In 1962 his signing of a tract condemning police repression of striking workers in the mines of the Asturias led to his being excluded from teaching. He left with his already large family (he had 11 children) for the United States, where he accepted the specially created chair of literature at the University of Albany, New York, where he taught from 1965 to 1970.

With the meticulous precision of a dedicated scholar he wrote the false history of an imaginary town, Castroforte del Barella, Saga/Fuga de J.B. It is pure comic fantasy, with vibrant ironic undertones, about a town whose rebellious inhabitants, in order to escape from foreign invasion, unite to make their entire town enter into levitation. It was published in 1972, one year before his return to Spain, and finally brought him the wide recognition he deserved. Its success prompted him to write another novel about an imaginary Galician town, Dafne y ensuenos ("Daphne and Dreams", 1982). Jorge Luis Borges admired these literary figments of a nicely bridled fantasy.

Fruit of America, Torrente Ballester produced another resplendent comedy, about the lives of campus professors and their infatuations for their own students, La isla de los jacintos cortados ("The Island of Cut Hyacinths"), which came out in 1980. This author who called himself a "false witness" and "a master of misleading trails" tells of an elderly professor who has written a book proving that Napoleon never existed, that he was just a myth dreamed up by Nelson, Metternich and Chateaubriand to spare them the trouble of fighting the French Republic.

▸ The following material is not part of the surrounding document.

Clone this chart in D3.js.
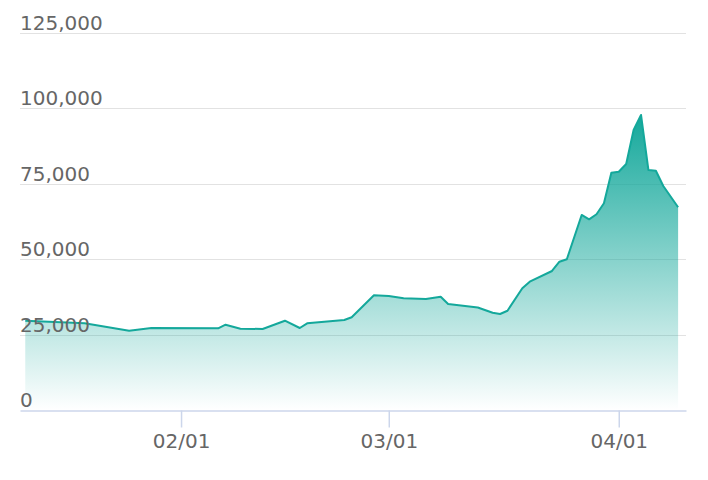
<!DOCTYPE html>
<html>
<head>
  <meta charset="utf-8">
  <title>Area chart</title>
  <style>
    body { margin: 0; background: #fff; }
    text { font-family: "DejaVu Sans", Verdana, sans-serif; }
  </style>
</head>
<body>
  <div id="chart"></div>
  <script src="https://cdn.jsdelivr.net/npm/d3@7"></script>
  <script>

    // values
    let dates = ['2021-01-11', '2021-01-19', '2021-01-25', '2021-01-28', '2021-02-06',
      '2021-02-07', '2021-02-09', '2021-02-12', '2021-02-15', '2021-02-17',
      '2021-02-18', '2021-02-23', '2021-02-24', '2021-02-27', '2021-03-01',
      '2021-03-03', '2021-03-06', '2021-03-08', '2021-03-09', '2021-03-13',
      '2021-03-15', '2021-03-16', '2021-03-17', '2021-03-19', '2021-03-20',
      '2021-03-23', '2021-03-24', '2021-03-25', '2021-03-27', '2021-03-28',
      '2021-03-29', '2021-03-30', '2021-03-31', '2021-04-01', '2021-04-02',
      '2021-04-03', '2021-04-04', '2021-04-05', '2021-04-06', '2021-04-07',
      '2021-04-09'];
    let values = [29600, 28750, 26300, 27190, 27090,
      28280, 26960, 26860, 29600, 27190,
      28750, 29840, 30740, 38030, 37800,
      37040, 36800, 37570, 35150, 33990,
      32260, 31830, 32920, 40350, 42540,
      46090, 49170, 49970, 64660, 63230,
      64890, 68530, 78680, 79010, 81560,
      92840, 97810, 79570, 79340, 74270,
      67210];
    let yTicks = [0, 25000, 50000, 75000, 100000, 125000];
    let xDomain = ['2021-01-10T07:00', '2021-04-10T01:30'];

    let parse = d3.utcParse('%Y-%m-%d');
    let parseT = d3.utcParse('%Y-%m-%dT%H:%M');
    let data = dates.map((d, i) => ({date: parse(d), value: values[i]}));

    let svgWidth = 708;
    let svgHeight = 480;
    let margin = {left: 20, right: 686, top: 33, bottom: 410};
    let lineColor = '#14a89b';

    let svg = d3.select('#chart')
      .append('svg')
        .attr('width', svgWidth)
        .attr('height', svgHeight);

    let x = d3.scaleUtc()
      .domain(xDomain.map(parseT))
      .range([margin.left, margin.right]);

    let y = d3.scaleLinear()
      .domain([0, 125000])
      .range([margin.bottom, margin.top]);

    // gridlines
    svg.append('g')
      .selectAll('line')
      .data(yTicks.filter(d => d > 0))
      .enter()
      .append('line')
        .attr('x1', margin.left)
        .attr('x2', margin.right)
        .attr('y1', d => Math.round(y(d)) + 0.5)
        .attr('y2', d => Math.round(y(d)) + 0.5)
        .style('stroke', '#e2e2e2')
        .style('stroke-width', 1.2);

    // gradient fill
    let grad = svg.append('defs')
      .append('linearGradient')
        .attr('id', 'fill')
        .attr('gradientUnits', 'userSpaceOnUse')
        .attr('x1', 0).attr('x2', 0)
        .attr('y1', y(d3.max(values)))
        .attr('y2', y(0));
    grad.append('stop').attr('offset', 0)
      .attr('stop-color', lineColor).attr('stop-opacity', 1);
    grad.append('stop').attr('offset', 1)
      .attr('stop-color', lineColor).attr('stop-opacity', 0);

    let area = d3.area()
      .x(d => x(d.date))
      .y0(y(0))
      .y1(d => y(d.value));

    let line = d3.line()
      .x(d => x(d.date))
      .y(d => y(d.value));

    svg.append('path')
      .datum(data)
      .attr('d', area)
      .style('fill', 'url(#fill)');

    svg.append('path')
      .datum(data)
      .attr('d', line)
      .style('fill', 'none')
      .style('stroke', lineColor)
      .style('stroke-width', 2)
      .style('stroke-linejoin', 'round');

    // x axis
    let xAxis = d3.axisBottom(x)
      .ticks(d3.utcMonth.every(1))
      .tickFormat(d3.utcFormat('%m/%d'))
      .tickSize(17)
      .tickSizeOuter(0)
      .tickPadding(6);

    let gx = svg.append('g')
      .attr('transform', 'translate(0,' + (margin.bottom + 0.5) + ')')
      .call(xAxis);
    gx.attr('font-family', null).attr('font-size', null);
    gx.select('.domain').style('stroke', '#ccd6eb').style('stroke-width', 1.5);
    gx.selectAll('.tick line').style('stroke', '#ccd6eb').style('stroke-width', 1.5);
    gx.selectAll('.tick text')
      .style('font-size', '20px')
      .style('fill', '#666');

    // y labels sit above their gridlines
    svg.append('g')
      .selectAll('text')
      .data(yTicks)
      .enter()
      .append('text')
        .attr('x', margin.left)
        .attr('y', d => y(d) - 3)
        .style('font-size', '20px')
        .style('fill', '#666')
        .text(d => d3.format(',')(d));

  </script>
</body>
</html>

His wacky theory is exposed by a younger professor in love with a student, Ariadna, who is fruitlessly pursued by the older professor. It is a weirdly ironical yet fantastic farce. In his preface, the author writes: "I've never felt within me the soul of a reformer, and I long ago stopped being a utopist. What few beliefs I have left I observe with an ironic eye, or at least I try to."

Gonzalo Torrente Ballester inherited from his sea-going father and the environment of El Ferrol a taste for maritime adventures, naval history, islands, maps, dockyards, naval strategy found in most of his works. Such influences are reminiscent of the geographical fantasies of Julien Gracq, whose first novel, Le Chateau d'Argol (1938), he must have read as a student in Paris, and whose 1951 masterpiece Le Rivage des Syrtes would surely have appealed to him. The grotesque folk tales of Galicia, a region rich in wonderful legends, are also present, mingled with metaphysical considerations, erudite legal procedures and wordplay.

Torrente Ballester wrote: "There is within me an inexplicable force that makes me invent whole worlds and populations." We saw him doing just that on all the Spanish (and particularly Galician) television channels, as he laboured over an old-fashioned typewriter in Salamanca - real writers never use word processors!

James Kirkup

Gonzalo Torrente Ballester, writer: born El Ferrol del Caudillo, Spain 13 June 1910; twice married (11 children); died Salamanca 27 January 1999.